Rudy is set up as the example we all look to when we need to dig a little deeper, be a little stronger, and reach a little farther than we ever dared.

Rudy is too small to play football and not smart enough to attend Notre Dame. At least, that’s what he’s been told by his family and friends all his life. But Rudy wants to play football for The Irish more than anything. So he stops listening and starts trying.

As he tries, people discourage him. A quarterback (Vince Vaughan) tells Rudy off for trying too hard in a practice. A linebacker tells him to take it easy or he’s going to get himself hurt. But gradually Rudy’s spirit works its way into the hearts of everyone around him.

All the players on the team enter the head coach’s office and lay their jerseys on his desk, telling the coach that they want Rudy to dress in their place for the final game of the season. And during that game, the linebacker who warned him starts a chant to get the coaching staff to put him in for a final play. Then the quarterback disobeys the coaching staff and runs a play to score a touchdown so that the defensive line (the one Rudy is on) can come out.

Throughout the scene, you can see everyone cheering for Rudy: the quarterback, the players, the coaching staff, his friend, his brother, his father, and Fortune, the stadium groundskeeper.

We learn from a previous scene that Fortune was once a player for Notre Dame.

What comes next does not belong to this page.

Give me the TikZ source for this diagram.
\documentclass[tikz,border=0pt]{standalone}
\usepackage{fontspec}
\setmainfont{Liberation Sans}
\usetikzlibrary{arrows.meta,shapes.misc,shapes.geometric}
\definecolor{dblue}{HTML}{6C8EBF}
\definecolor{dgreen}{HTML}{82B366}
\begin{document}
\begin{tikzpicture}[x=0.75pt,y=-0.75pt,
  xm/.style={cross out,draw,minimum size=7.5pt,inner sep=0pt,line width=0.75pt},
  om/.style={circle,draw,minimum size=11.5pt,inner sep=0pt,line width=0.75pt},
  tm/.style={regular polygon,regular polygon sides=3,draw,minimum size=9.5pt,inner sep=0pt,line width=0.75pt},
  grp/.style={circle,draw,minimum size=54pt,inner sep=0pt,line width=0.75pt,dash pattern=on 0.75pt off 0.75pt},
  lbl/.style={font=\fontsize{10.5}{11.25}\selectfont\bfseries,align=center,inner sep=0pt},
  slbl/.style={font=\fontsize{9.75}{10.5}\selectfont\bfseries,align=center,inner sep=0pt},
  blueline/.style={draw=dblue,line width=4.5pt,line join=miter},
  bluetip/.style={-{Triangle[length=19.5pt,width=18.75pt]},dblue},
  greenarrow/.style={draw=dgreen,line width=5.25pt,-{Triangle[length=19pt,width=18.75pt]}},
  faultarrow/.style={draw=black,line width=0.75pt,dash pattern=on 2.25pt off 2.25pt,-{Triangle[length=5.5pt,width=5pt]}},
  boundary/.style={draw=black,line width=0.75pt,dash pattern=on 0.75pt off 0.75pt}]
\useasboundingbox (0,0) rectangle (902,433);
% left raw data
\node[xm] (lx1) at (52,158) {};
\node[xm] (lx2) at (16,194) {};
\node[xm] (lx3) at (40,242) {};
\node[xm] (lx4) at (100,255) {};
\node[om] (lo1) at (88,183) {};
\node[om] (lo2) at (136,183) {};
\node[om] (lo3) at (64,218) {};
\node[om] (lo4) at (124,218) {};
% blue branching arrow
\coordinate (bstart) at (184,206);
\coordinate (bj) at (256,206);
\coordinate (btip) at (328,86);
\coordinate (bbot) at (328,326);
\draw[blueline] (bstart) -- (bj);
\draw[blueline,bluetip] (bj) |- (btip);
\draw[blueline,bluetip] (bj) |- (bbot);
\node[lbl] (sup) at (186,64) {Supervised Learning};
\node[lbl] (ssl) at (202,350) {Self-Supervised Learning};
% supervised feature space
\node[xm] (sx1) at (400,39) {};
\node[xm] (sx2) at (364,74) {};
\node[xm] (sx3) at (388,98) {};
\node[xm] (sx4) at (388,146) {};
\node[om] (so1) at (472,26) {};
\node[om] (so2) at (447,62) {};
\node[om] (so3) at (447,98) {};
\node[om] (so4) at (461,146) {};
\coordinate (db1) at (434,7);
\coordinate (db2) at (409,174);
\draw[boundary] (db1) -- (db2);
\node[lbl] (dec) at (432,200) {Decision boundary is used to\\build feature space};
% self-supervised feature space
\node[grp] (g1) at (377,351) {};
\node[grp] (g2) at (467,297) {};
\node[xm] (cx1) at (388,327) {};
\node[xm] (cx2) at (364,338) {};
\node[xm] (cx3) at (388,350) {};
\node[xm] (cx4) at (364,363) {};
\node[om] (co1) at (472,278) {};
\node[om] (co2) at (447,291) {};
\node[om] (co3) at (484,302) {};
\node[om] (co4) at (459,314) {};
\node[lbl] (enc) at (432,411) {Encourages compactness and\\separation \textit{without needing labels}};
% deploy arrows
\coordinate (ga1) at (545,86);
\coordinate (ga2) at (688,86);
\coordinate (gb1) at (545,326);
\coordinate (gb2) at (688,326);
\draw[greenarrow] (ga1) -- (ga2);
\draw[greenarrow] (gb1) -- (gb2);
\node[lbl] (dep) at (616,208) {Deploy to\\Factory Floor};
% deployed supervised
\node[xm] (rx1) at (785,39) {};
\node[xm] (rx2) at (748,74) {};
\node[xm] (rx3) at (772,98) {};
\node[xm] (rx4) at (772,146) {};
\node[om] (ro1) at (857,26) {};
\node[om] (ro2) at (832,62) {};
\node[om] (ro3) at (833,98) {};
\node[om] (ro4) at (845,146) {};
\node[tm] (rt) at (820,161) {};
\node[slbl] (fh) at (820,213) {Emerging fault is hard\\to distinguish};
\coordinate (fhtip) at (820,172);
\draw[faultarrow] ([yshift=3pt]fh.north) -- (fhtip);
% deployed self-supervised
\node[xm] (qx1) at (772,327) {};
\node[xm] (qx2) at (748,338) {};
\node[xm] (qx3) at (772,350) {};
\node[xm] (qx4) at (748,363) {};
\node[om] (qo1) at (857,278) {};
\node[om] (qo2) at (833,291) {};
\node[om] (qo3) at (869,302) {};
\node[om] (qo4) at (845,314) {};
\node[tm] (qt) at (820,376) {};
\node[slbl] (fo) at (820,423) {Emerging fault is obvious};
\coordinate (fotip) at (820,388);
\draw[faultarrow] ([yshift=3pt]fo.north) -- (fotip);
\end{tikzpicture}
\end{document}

He told Rudy that he rode the bench for two years and assumed it was because of his skin colour, so he quit. Since then he’s regretted it and lives a life where he takes care of a stadium he refuses to enter as a fan.

And as Rudy is raised up onto the shoulders of his teammates and the trumpets from the soundtrack hit their highest notes, Fortune looks on and claps as if to say, “that’s goddamn right.” As though his faith in the joy of the game and humanity has been restored. By Rudy.